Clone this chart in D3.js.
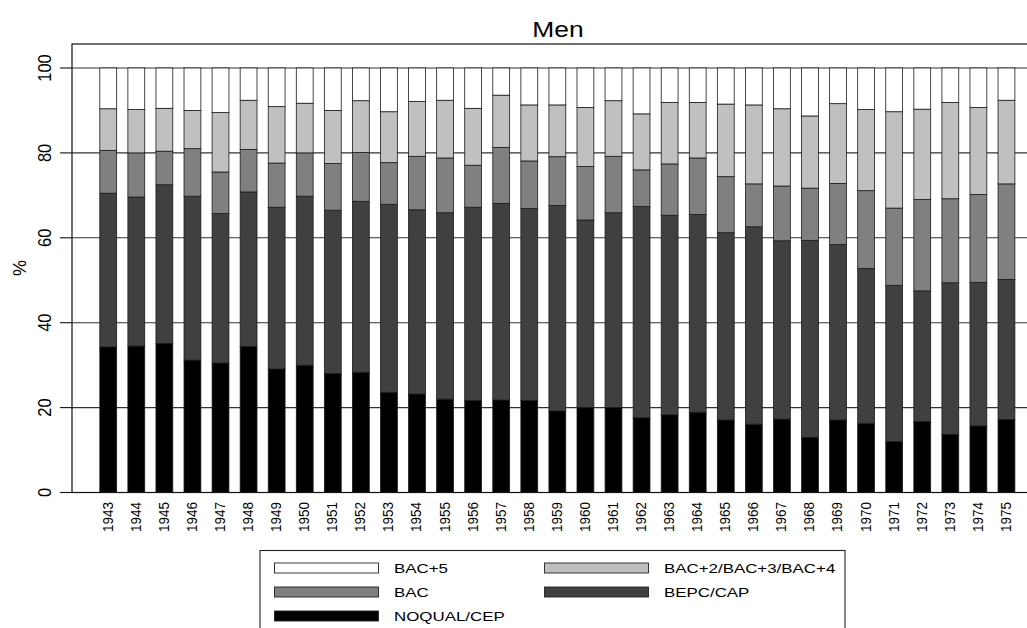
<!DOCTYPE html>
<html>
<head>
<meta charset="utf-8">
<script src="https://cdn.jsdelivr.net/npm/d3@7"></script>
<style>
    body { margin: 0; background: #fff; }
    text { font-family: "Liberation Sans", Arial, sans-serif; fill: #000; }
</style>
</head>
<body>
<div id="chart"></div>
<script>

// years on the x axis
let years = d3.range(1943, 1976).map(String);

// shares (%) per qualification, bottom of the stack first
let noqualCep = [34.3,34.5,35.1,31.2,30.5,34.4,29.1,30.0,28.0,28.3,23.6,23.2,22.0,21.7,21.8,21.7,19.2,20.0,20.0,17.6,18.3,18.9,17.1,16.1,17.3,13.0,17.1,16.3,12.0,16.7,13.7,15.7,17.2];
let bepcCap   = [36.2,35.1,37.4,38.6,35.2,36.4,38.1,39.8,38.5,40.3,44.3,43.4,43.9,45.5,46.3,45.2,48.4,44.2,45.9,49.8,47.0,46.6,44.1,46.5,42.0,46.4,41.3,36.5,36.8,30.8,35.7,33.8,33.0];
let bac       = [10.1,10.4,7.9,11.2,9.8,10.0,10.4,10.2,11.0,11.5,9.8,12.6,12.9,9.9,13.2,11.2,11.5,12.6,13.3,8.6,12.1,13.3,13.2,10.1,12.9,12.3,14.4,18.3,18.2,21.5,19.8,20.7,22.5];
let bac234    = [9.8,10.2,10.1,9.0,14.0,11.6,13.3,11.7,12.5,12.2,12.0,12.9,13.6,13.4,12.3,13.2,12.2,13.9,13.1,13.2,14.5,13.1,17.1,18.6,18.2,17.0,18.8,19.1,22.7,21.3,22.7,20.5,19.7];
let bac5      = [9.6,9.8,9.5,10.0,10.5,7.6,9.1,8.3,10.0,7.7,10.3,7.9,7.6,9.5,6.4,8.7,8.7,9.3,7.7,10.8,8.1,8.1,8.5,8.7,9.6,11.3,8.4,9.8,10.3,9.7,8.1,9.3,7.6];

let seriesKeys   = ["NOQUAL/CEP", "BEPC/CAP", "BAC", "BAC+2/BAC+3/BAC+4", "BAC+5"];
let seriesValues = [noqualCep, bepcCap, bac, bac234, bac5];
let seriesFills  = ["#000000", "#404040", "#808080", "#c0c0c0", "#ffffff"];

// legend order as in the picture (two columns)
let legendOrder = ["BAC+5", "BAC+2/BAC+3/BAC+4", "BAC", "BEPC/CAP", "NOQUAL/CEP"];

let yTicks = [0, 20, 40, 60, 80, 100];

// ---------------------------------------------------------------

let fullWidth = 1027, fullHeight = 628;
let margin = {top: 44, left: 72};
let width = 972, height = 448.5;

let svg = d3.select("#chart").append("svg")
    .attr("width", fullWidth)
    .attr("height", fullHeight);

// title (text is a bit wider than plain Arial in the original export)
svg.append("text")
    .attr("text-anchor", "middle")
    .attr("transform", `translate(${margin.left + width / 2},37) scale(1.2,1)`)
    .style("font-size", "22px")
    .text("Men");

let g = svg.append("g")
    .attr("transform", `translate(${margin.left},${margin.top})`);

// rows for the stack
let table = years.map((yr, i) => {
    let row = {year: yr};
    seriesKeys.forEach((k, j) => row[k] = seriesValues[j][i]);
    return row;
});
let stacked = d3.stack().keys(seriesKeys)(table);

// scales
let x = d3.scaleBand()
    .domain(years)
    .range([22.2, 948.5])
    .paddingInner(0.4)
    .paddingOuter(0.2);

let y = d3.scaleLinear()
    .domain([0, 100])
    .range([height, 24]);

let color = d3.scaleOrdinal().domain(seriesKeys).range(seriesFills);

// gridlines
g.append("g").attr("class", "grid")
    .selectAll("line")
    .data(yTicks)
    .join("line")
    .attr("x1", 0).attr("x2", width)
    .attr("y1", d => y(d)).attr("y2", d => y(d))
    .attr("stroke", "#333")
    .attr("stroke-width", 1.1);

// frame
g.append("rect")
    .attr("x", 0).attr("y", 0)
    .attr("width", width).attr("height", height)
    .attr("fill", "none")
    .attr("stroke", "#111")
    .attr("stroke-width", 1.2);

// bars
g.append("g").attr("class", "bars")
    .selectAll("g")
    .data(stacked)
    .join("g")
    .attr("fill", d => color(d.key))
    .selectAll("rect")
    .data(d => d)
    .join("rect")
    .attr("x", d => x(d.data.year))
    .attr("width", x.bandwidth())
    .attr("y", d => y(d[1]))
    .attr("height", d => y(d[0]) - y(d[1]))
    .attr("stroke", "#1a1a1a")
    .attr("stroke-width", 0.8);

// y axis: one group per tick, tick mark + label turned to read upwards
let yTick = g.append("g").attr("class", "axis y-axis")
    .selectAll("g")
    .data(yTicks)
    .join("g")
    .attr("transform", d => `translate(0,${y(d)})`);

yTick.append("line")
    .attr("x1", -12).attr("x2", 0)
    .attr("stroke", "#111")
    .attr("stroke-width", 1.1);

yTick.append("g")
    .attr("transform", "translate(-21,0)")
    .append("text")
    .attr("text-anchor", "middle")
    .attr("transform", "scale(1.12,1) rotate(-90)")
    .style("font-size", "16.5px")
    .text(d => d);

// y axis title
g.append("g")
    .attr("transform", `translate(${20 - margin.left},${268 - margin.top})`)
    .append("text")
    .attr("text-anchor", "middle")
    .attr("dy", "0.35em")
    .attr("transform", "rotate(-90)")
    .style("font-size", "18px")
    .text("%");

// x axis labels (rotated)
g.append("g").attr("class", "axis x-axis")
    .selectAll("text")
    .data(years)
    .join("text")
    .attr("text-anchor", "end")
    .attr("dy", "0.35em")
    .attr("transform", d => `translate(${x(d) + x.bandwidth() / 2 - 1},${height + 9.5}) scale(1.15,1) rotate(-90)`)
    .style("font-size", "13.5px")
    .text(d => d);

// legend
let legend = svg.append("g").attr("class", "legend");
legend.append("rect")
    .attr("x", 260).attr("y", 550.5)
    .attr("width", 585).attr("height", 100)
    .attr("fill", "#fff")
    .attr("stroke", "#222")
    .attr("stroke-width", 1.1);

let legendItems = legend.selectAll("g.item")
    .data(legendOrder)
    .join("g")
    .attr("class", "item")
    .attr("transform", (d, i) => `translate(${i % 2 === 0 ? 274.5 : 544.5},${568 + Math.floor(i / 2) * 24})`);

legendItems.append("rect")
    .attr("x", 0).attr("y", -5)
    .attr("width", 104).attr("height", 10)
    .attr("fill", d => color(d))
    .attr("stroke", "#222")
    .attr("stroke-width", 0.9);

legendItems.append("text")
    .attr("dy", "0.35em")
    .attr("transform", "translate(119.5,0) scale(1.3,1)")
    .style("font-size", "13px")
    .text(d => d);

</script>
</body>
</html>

____________________

__Instructions to follow__
Copy all the lines of data exactly as they appear, dropping any images.

__Task solution__
Clone this chart in D3.js.
<!DOCTYPE html>
<html>
<head>
<meta charset="utf-8">
<script src="https://cdn.jsdelivr.net/npm/d3@7"></script>
<style>
    body { margin: 0; background: #fff; }
    text { font-family: "Liberation Sans", Arial, sans-serif; fill: #000; }
</style>
</head>
<body>
<div id="chart"></div>
<script>

// years on the x axis
let years = d3.range(1943, 1976).map(String);

// shares (%) per qualification, bottom of the stack first
let noqualCep = [34.3,34.5,35.1,31.2,30.5,34.4,29.1,30.0,28.0,28.3,23.6,23.2,22.0,21.7,21.8,21.7,19.2,20.0,20.0,17.6,18.3,18.9,17.1,16.1,17.3,13.0,17.1,16.3,12.0,16.7,13.7,15.7,17.2];
let bepcCap   = [36.2,35.1,37.4,38.6,35.2,36.4,38.1,39.8,38.5,40.3,44.3,43.4,43.9,45.5,46.3,45.2,48.4,44.2,45.9,49.8,47.0,46.6,44.1,46.5,42.0,46.4,41.3,36.5,36.8,30.8,35.7,33.8,33.0];
let bac       = [10.1,10.4,7.9,11.2,9.8,10.0,10.4,10.2,11.0,11.5,9.8,12.6,12.9,9.9,13.2,11.2,11.5,12.6,13.3,8.6,12.1,13.3,13.2,10.1,12.9,12.3,14.4,18.3,18.2,21.5,19.8,20.7,22.5];
let bac234    = [9.8,10.2,10.1,9.0,14.0,11.6,13.3,11.7,12.5,12.2,12.0,12.9,13.6,13.4,12.3,13.2,12.2,13.9,13.1,13.2,14.5,13.1,17.1,18.6,18.2,17.0,18.8,19.1,22.7,21.3,22.7,20.5,19.7];
let bac5      = [9.6,9.8,9.5,10.0,10.5,7.6,9.1,8.3,10.0,7.7,10.3,7.9,7.6,9.5,6.4,8.7,8.7,9.3,7.7,10.8,8.1,8.1,8.5,8.7,9.6,11.3,8.4,9.8,10.3,9.7,8.1,9.3,7.6];

let seriesKeys   = ["NOQUAL/CEP", "BEPC/CAP", "BAC", "BAC+2/BAC+3/BAC+4", "BAC+5"];
let seriesValues = [noqualCep, bepcCap, bac, bac234, bac5];
let seriesFills  = ["#000000", "#404040", "#808080", "#c0c0c0", "#ffffff"];

// legend order as in the picture (two columns)
let legendOrder = ["BAC+5", "BAC+2/BAC+3/BAC+4", "BAC", "BEPC/CAP", "NOQUAL/CEP"];

let yTicks = [0, 20, 40, 60, 80, 100];

// ---------------------------------------------------------------

let fullWidth = 1027, fullHeight = 628;
let margin = {top: 44, left: 72};
let width = 972, height = 448.5;

let svg = d3.select("#chart").append("svg")
    .attr("width", fullWidth)
    .attr("height", fullHeight);

// title (text is a bit wider than plain Arial in the original export)
svg.append("text")
    .attr("text-anchor", "middle")
    .attr("transform", `translate(${margin.left + width / 2},37) scale(1.2,1)`)
    .style("font-size", "22px")
    .text("Men");

let g = svg.append("g")
    .attr("transform", `translate(${margin.left},${margin.top})`);

// rows for the stack
let table = years.map((yr, i) => {
    let row = {year: yr};
    seriesKeys.forEach((k, j) => row[k] = seriesValues[j][i]);
    return row;
});
let stacked = d3.stack().keys(seriesKeys)(table);

// scales
let x = d3.scaleBand()
    .domain(years)
    .range([22.2, 948.5])
    .paddingInner(0.4)
    .paddingOuter(0.2);

let y = d3.scaleLinear()
    .domain([0, 100])
    .range([height, 24]);

let color = d3.scaleOrdinal().domain(seriesKeys).range(seriesFills);

// gridlines
g.append("g").attr("class", "grid")
    .selectAll("line")
    .data(yTicks)
    .join("line")
    .attr("x1", 0).attr("x2", width)
    .attr("y1", d => y(d)).attr("y2", d => y(d))
    .attr("stroke", "#333")
    .attr("stroke-width", 1.1);

// frame
g.append("rect")
    .attr("x", 0).attr("y", 0)
    .attr("width", width).attr("height", height)
    .attr("fill", "none")
    .attr("stroke", "#111")
    .attr("stroke-width", 1.2);

// bars
g.append("g").attr("class", "bars")
    .selectAll("g")
    .data(stacked)
    .join("g")
    .attr("fill", d => color(d.key))
    .selectAll("rect")
    .data(d => d)
    .join("rect")
    .attr("x", d => x(d.data.year))
    .attr("width", x.bandwidth())
    .attr("y", d => y(d[1]))
    .attr("height", d => y(d[0]) - y(d[1]))
    .attr("stroke", "#1a1a1a")
    .attr("stroke-width", 0.8);

// y axis: one group per tick, tick mark + label turned to read upwards
let yTick = g.append("g").attr("class", "axis y-axis")
    .selectAll("g")
    .data(yTicks)
    .join("g")
    .attr("transform", d => `translate(0,${y(d)})`);

yTick.append("line")
    .attr("x1", -12).attr("x2", 0)
    .attr("stroke", "#111")
    .attr("stroke-width", 1.1);

yTick.append("g")
    .attr("transform", "translate(-21,0)")
    .append("text")
    .attr("text-anchor", "middle")
    .attr("transform", "scale(1.12,1) rotate(-90)")
    .style("font-size", "16.5px")
    .text(d => d);

// y axis title
g.append("g")
    .attr("transform", `translate(${20 - margin.left},${268 - margin.top})`)
    .append("text")
    .attr("text-anchor", "middle")
    .attr("dy", "0.35em")
    .attr("transform", "rotate(-90)")
    .style("font-size", "18px")
    .text("%");

// x axis labels (rotated)
g.append("g").attr("class", "axis x-axis")
    .selectAll("text")
    .data(years)
    .join("text")
    .attr("text-anchor", "end")
    .attr("dy", "0.35em")
    .attr("transform", d => `translate(${x(d) + x.bandwidth() / 2 - 1},${height + 9.5}) scale(1.15,1) rotate(-90)`)
    .style("font-size", "13.5px")
    .text(d => d);

// legend
let legend = svg.append("g").attr("class", "legend");
legend.append("rect")
    .attr("x", 260).attr("y", 550.5)
    .attr("width", 585).attr("height", 100)
    .attr("fill", "#fff")
    .attr("stroke", "#222")
    .attr("stroke-width", 1.1);

let legendItems = legend.selectAll("g.item")
    .data(legendOrder)
    .join("g")
    .attr("class", "item")
    .attr("transform", (d, i) => `translate(${i % 2 === 0 ? 274.5 : 544.5},${568 + Math.floor(i / 2) * 24})`);

legendItems.append("rect")
    .attr("x", 0).attr("y", -5)
    .attr("width", 104).attr("height", 10)
    .attr("fill", d => color(d))
    .attr("stroke", "#222")
    .attr("stroke-width", 0.9);

legendItems.append("text")
    .attr("dy", "0.35em")
    .attr("transform", "translate(119.5,0) scale(1.3,1)")
    .style("font-size", "13px")
    .text(d => d);

</script>
</body>
</html>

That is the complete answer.